■ Work required:
A precise retyping is required of every line from the one containing "Reproduce this chart with matplotlib." down to the one containing "lbl.set_transform(lbl.get_transform() + ScaledTranslation(2", both included, and of no other line.

Begin Supplied data

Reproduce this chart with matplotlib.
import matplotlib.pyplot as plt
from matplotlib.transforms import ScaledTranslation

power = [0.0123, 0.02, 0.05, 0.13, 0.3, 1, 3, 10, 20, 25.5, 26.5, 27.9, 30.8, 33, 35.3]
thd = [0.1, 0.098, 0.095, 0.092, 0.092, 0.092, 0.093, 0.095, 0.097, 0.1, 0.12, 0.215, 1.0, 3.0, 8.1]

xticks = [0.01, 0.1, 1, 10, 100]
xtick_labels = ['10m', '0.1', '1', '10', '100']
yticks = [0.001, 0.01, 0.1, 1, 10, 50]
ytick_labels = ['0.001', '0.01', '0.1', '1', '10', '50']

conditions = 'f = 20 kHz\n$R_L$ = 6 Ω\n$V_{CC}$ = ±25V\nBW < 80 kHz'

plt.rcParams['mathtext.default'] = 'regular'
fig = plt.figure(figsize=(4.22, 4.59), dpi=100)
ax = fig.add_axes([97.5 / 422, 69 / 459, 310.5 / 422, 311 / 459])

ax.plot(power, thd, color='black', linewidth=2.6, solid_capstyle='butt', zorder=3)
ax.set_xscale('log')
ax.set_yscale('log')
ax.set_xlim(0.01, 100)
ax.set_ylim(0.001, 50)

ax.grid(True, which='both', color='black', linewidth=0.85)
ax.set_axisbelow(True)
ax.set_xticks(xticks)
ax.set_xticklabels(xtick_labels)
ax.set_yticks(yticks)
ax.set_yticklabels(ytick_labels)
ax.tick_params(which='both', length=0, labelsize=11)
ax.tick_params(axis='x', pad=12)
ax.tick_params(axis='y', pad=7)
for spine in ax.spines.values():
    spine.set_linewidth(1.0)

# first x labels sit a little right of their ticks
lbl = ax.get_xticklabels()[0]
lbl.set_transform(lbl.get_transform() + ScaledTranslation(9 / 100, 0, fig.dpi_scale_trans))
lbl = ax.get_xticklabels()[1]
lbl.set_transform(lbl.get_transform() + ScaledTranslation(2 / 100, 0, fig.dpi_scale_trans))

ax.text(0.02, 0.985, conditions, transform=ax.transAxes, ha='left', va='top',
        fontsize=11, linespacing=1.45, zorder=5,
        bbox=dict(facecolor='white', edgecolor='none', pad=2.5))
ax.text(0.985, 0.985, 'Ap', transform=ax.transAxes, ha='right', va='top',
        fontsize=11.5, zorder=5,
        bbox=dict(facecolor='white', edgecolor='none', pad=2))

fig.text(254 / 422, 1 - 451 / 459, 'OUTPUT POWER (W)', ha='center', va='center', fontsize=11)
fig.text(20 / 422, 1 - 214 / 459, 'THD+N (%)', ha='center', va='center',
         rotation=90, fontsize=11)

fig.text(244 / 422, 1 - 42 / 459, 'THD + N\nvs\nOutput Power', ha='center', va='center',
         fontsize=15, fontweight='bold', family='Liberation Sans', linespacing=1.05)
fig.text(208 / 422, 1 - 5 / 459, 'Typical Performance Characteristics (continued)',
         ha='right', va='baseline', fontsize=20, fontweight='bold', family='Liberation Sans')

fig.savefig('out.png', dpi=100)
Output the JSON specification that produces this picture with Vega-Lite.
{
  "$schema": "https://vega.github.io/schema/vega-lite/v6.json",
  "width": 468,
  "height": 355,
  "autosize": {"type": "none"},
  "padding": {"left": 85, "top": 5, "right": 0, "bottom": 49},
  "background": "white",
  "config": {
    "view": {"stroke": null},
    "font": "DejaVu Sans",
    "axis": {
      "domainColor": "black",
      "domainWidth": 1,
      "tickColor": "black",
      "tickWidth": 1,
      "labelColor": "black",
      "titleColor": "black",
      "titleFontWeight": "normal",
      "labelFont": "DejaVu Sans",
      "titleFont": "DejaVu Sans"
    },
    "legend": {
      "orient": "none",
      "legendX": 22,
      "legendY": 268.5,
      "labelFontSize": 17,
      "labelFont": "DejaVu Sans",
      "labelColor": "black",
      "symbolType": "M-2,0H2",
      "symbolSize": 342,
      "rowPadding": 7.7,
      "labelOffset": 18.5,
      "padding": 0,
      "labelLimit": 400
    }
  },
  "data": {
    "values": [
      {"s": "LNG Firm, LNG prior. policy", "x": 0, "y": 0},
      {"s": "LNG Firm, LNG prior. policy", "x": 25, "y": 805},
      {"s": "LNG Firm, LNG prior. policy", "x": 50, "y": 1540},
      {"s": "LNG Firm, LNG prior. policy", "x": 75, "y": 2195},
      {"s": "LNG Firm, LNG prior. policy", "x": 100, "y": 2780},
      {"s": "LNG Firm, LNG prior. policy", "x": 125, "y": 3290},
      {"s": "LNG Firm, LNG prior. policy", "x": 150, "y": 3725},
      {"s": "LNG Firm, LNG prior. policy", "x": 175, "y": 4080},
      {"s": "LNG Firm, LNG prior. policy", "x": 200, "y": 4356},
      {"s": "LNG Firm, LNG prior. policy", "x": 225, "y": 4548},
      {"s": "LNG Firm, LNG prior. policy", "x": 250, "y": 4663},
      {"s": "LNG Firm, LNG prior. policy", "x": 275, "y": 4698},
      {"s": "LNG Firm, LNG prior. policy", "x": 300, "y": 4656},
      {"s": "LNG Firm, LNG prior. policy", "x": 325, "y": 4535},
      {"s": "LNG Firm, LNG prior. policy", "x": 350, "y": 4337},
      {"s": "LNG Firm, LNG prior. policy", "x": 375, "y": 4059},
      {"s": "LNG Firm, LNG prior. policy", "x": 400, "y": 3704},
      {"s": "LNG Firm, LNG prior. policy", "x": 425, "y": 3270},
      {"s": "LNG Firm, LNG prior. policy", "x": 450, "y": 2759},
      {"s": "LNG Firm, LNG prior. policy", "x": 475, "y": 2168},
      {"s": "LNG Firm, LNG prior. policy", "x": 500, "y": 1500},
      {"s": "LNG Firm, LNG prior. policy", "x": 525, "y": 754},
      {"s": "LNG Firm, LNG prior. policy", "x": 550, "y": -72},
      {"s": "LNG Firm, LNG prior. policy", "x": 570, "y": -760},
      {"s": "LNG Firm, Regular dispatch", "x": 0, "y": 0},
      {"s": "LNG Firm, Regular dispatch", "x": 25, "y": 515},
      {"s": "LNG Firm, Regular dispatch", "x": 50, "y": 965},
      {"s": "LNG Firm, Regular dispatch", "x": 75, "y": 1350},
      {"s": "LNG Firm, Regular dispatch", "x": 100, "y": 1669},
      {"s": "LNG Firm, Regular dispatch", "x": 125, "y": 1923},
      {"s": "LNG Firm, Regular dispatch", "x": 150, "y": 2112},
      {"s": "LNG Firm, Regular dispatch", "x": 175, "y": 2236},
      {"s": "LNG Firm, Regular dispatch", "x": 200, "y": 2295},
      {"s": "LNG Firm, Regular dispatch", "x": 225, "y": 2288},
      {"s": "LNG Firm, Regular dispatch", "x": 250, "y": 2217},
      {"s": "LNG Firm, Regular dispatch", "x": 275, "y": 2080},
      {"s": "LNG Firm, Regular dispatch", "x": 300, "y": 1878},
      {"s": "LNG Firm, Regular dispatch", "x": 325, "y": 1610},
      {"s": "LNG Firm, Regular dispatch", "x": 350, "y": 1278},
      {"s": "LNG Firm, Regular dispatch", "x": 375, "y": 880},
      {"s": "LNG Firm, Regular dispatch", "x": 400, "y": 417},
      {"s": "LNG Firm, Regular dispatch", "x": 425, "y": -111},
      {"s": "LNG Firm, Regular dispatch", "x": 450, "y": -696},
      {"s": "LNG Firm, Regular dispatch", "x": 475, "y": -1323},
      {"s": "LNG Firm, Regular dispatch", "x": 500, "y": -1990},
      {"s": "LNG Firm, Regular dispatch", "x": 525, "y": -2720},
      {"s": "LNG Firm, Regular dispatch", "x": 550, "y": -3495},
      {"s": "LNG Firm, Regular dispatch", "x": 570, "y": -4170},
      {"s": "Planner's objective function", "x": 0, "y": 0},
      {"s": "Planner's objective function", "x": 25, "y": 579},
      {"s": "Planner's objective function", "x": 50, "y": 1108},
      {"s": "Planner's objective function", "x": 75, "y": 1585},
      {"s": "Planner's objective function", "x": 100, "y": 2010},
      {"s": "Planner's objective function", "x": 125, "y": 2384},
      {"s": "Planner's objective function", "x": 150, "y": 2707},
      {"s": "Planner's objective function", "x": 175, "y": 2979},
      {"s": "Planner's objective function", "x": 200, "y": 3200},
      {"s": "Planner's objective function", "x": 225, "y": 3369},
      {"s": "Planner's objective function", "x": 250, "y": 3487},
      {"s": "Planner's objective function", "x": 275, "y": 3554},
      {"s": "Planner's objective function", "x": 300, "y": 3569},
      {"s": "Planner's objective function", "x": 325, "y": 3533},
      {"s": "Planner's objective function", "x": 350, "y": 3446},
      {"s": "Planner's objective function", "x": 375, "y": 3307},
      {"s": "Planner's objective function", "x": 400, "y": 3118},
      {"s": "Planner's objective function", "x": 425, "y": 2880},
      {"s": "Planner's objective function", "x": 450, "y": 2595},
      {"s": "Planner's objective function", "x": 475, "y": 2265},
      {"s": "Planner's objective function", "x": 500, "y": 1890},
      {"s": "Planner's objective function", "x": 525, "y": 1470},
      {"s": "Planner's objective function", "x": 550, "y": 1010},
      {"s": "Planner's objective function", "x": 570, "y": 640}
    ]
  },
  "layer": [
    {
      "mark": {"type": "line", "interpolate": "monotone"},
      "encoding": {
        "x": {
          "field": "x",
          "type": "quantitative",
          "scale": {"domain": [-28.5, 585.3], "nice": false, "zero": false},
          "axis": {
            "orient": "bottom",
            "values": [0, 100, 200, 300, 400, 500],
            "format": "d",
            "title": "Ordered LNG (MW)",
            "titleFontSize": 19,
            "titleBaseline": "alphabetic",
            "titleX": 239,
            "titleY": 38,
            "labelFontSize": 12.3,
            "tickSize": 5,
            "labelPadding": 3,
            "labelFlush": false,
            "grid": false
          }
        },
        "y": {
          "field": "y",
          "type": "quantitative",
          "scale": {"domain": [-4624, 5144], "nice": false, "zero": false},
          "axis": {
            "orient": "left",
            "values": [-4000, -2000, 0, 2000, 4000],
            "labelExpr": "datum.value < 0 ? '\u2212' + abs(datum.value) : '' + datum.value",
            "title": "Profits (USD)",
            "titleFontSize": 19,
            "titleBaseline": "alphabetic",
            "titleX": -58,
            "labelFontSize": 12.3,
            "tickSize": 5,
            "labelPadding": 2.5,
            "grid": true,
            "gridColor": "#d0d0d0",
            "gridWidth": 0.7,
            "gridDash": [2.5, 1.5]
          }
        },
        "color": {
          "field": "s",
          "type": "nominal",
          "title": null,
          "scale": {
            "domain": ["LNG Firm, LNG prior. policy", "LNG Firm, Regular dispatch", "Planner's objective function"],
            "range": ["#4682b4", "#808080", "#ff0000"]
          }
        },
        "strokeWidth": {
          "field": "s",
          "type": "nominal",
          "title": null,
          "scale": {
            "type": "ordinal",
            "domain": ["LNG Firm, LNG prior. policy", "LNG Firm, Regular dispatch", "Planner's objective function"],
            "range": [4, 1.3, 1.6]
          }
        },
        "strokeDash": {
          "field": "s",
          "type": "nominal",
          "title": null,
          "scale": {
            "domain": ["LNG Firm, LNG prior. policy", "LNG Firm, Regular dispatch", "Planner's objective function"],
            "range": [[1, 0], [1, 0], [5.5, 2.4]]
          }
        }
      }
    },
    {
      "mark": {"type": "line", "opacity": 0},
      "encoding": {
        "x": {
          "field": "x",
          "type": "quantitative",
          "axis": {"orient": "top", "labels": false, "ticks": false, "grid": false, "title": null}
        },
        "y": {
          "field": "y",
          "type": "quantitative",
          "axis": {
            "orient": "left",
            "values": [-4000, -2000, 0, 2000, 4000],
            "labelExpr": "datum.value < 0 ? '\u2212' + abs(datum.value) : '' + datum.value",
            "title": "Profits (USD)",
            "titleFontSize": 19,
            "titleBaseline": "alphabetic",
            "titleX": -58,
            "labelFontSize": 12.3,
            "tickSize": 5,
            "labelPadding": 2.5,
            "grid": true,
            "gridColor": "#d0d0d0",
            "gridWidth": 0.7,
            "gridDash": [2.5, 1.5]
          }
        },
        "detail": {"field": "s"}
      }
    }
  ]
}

End Supplied data
Begin Supplied data

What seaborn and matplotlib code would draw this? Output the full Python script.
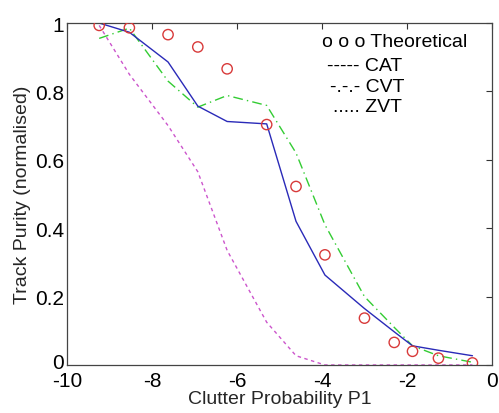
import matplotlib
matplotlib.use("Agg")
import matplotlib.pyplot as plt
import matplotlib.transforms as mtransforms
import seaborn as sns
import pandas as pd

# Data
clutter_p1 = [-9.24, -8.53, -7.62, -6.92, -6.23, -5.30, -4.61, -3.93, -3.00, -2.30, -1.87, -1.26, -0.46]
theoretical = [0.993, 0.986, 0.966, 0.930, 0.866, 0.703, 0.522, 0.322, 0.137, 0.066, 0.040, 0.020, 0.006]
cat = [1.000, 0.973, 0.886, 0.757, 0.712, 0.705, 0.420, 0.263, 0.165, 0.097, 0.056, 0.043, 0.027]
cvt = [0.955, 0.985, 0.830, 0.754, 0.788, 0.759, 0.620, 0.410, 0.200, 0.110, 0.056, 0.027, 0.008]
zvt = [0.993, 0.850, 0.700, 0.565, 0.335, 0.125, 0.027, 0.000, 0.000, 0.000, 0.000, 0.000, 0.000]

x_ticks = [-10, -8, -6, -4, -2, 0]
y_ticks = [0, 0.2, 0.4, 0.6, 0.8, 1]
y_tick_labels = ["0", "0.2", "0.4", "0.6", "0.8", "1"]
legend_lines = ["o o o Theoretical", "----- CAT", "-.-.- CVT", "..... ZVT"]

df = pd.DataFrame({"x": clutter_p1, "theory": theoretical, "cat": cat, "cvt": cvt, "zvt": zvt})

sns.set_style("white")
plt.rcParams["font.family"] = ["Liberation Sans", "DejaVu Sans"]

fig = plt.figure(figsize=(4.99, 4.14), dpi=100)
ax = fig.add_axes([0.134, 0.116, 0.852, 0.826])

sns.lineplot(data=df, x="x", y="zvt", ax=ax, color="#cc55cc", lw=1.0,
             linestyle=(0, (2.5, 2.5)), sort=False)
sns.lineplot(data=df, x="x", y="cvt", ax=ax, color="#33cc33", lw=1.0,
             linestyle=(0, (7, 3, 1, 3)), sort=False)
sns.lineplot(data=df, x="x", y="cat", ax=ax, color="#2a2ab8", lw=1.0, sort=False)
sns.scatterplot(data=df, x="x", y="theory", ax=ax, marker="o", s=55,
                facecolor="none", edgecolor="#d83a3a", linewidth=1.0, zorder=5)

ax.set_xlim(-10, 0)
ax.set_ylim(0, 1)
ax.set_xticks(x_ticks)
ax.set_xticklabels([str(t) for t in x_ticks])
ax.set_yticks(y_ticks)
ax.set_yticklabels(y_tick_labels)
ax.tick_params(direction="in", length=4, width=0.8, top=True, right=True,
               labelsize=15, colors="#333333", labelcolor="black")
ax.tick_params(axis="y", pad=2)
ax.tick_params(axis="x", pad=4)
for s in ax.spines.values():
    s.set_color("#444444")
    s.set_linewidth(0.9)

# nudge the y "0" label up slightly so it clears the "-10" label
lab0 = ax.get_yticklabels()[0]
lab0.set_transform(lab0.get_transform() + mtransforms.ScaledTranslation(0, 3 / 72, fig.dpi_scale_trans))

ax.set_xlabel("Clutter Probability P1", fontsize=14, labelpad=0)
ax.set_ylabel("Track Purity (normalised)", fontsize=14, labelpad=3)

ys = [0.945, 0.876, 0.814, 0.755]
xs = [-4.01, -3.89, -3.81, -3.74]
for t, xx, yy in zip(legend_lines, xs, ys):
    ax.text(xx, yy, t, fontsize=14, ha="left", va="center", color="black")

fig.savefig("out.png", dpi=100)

End Supplied data

■ Worked answer:
Reproduce this chart with matplotlib.
import matplotlib.pyplot as plt
from matplotlib.transforms import ScaledTranslation

power = [0.0123, 0.02, 0.05, 0.13, 0.3, 1, 3, 10, 20, 25.5, 26.5, 27.9, 30.8, 33, 35.3]
thd = [0.1, 0.098, 0.095, 0.092, 0.092, 0.092, 0.093, 0.095, 0.097, 0.1, 0.12, 0.215, 1.0, 3.0, 8.1]

xticks = [0.01, 0.1, 1, 10, 100]
xtick_labels = ['10m', '0.1', '1', '10', '100']
yticks = [0.001, 0.01, 0.1, 1, 10, 50]
ytick_labels = ['0.001', '0.01', '0.1', '1', '10', '50']

conditions = 'f = 20 kHz\n$R_L$ = 6 Ω\n$V_{CC}$ = ±25V\nBW < 80 kHz'

plt.rcParams['mathtext.default'] = 'regular'
fig = plt.figure(figsize=(4.22, 4.59), dpi=100)
ax = fig.add_axes([97.5 / 422, 69 / 459, 310.5 / 422, 311 / 459])

ax.plot(power, thd, color='black', linewidth=2.6, solid_capstyle='butt', zorder=3)
ax.set_xscale('log')
ax.set_yscale('log')
ax.set_xlim(0.01, 100)
ax.set_ylim(0.001, 50)

ax.grid(True, which='both', color='black', linewidth=0.85)
ax.set_axisbelow(True)
ax.set_xticks(xticks)
ax.set_xticklabels(xtick_labels)
ax.set_yticks(yticks)
ax.set_yticklabels(ytick_labels)
ax.tick_params(which='both', length=0, labelsize=11)
ax.tick_params(axis='x', pad=12)
ax.tick_params(axis='y', pad=7)
for spine in ax.spines.values():
    spine.set_linewidth(1.0)

# first x labels sit a little right of their ticks
lbl = ax.get_xticklabels()[0]
lbl.set_transform(lbl.get_transform() + ScaledTranslation(9 / 100, 0, fig.dpi_scale_trans))
lbl = ax.get_xticklabels()[1]
lbl.set_transform(lbl.get_transform() + ScaledTranslation(2 / 100, 0, fig.dpi_scale_trans))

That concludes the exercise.